Copy all the data exactly, except the pictures.

■ DATASET EXTRACT ■
—————
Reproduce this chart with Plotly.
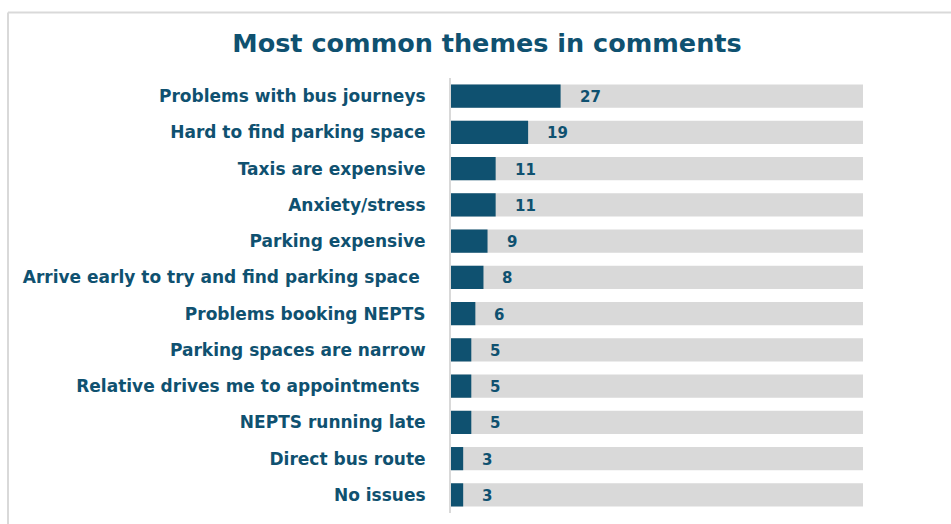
import plotly.graph_objects as go

# Survey comment themes and how often each was mentioned
themes = [
    "Problems with bus journeys",
    "Hard to find parking space",
    "Taxis are expensive",
    "Anxiety/stress",
    "Parking expensive",
    "Arrive early to try and find parking space ",
    "Problems booking NEPTS",
    "Parking spaces are narrow",
    "Relative drives me to appointments ",
    "NEPTS running late",
    "Direct bus route",
    "No issues",
]
counts = [27, 19, 11, 11, 9, 8, 6, 5, 5, 5, 3, 3]
scale_max = 101.5  # full length of the grey track behind each bar

TEAL = "#0f5170"
TRACK = "#d9d9d9"
FONT = "DejaVu Sans"

W, H = 951, 524
L, R, T, B = 451, 88, 78, 11

fig = go.Figure()
fig.add_trace(go.Bar(
    y=themes, x=[scale_max] * len(themes), orientation="h",
    marker=dict(color=TRACK, line_width=0), hoverinfo="skip", showlegend=False,
))
fig.add_trace(go.Bar(
    y=themes, x=counts, orientation="h",
    marker=dict(color=TEAL, line_width=0), showlegend=False,
))

for t, c in zip(themes, counts):
    fig.add_annotation(
        x=c, y=t, text=f"<b>{c}</b>", showarrow=False,
        xanchor="left", xshift=17, yshift=-1,
        font=dict(family=FONT, size=15, color=TEAL),
    )

# convert pixel positions to paper coordinates for the outer frame
pw, ph = W - L - R, H - T - B
def px_x(p):
    return (p - L) / pw
def px_y(p):
    return 1 - (p - T) / ph

frame = dict(color=TRACK, width=2)
fig.add_shape(type="line", xref="paper", yref="paper",
              x0=px_x(8), x1=px_x(960), y0=px_y(12.5), y1=px_y(12.5), line=frame)
fig.add_shape(type="line", xref="paper", yref="paper",
              x0=px_x(8), x1=px_x(8), y0=px_y(12.5), y1=px_y(540), line=frame)

fig.update_layout(
    width=W, height=H,
    margin=dict(l=L, r=R, t=T, b=B),
    barmode="overlay", bargap=0.36,
    plot_bgcolor="white", paper_bgcolor="white",
    title=dict(
        text="<b>Most common themes in comments</b>",
        x=487 / W, xanchor="center", y=1 - 43 / H, yanchor="middle",
        font=dict(family=FONT, size=25.5, color=TEAL),
    ),
    xaxis=dict(range=[0, scale_max], visible=False, fixedrange=True),
    yaxis=dict(
        autorange="reversed", showgrid=False, zeroline=False,
        showline=True, linecolor=TRACK, linewidth=2,
        ticks="", ticklabelstandoff=20,
        tickfont=dict(family=FONT, size=17, color=TEAL, weight="bold"),
    ),
)

fig.write_html("out.html")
—————
■ COMPLETE OUTPUT ■
Reproduce this chart with Plotly.
import plotly.graph_objects as go

# Survey comment themes and how often each was mentioned
themes = [
    "Problems with bus journeys",
    "Hard to find parking space",
    "Taxis are expensive",
    "Anxiety/stress",
    "Parking expensive",
    "Arrive early to try and find parking space ",
    "Problems booking NEPTS",
    "Parking spaces are narrow",
    "Relative drives me to appointments ",
    "NEPTS running late",
    "Direct bus route",
    "No issues",
]
counts = [27, 19, 11, 11, 9, 8, 6, 5, 5, 5, 3, 3]
scale_max = 101.5  # full length of the grey track behind each bar

TEAL = "#0f5170"
TRACK = "#d9d9d9"
FONT = "DejaVu Sans"

W, H = 951, 524
L, R, T, B = 451, 88, 78, 11

fig = go.Figure()
fig.add_trace(go.Bar(
    y=themes, x=[scale_max] * len(themes), orientation="h",
    marker=dict(color=TRACK, line_width=0), hoverinfo="skip", showlegend=False,
))
fig.add_trace(go.Bar(
    y=themes, x=counts, orientation="h",
    marker=dict(color=TEAL, line_width=0), showlegend=False,
))

for t, c in zip(themes, counts):
    fig.add_annotation(
        x=c, y=t, text=f"<b>{c}</b>", showarrow=False,
        xanchor="left", xshift=17, yshift=-1,
        font=dict(family=FONT, size=15, color=TEAL),
    )

# convert pixel positions to paper coordinates for the outer frame
pw, ph = W - L - R, H - T - B
def px_x(p):
    return (p - L) / pw
def px_y(p):
    return 1 - (p - T) / ph

frame = dict(color=TRACK, width=2)
fig.add_shape(type="line", xref="paper", yref="paper",
              x0=px_x(8), x1=px_x(960), y0=px_y(12.5), y1=px_y(12.5), line=frame)
fig.add_shape(type="line", xref="paper", yref="paper",
              x0=px_x(8), x1=px_x(8), y0=px_y(12.5), y1=px_y(540), line=frame)

fig.update_layout(
    width=W, height=H,
    margin=dict(l=L, r=R, t=T, b=B),
    barmode="overlay", bargap=0.36,
    plot_bgcolor="white", paper_bgcolor="white",
    title=dict(
        text="<b>Most common themes in comments</b>",
        x=487 / W, xanchor="center", y=1 - 43 / H, yanchor="middle",
        font=dict(family=FONT, size=25.5, color=TEAL),
    ),
    xaxis=dict(range=[0, scale_max], visible=False, fixedrange=True),
    yaxis=dict(
        autorange="reversed", showgrid=False, zeroline=False,
        showline=True, linecolor=TRACK, linewidth=2,
        ticks="", ticklabelstandoff=20,
        tickfont=dict(family=FONT, size=17, color=TEAL, weight="bold"),
    ),
)

fig.write_html("out.html")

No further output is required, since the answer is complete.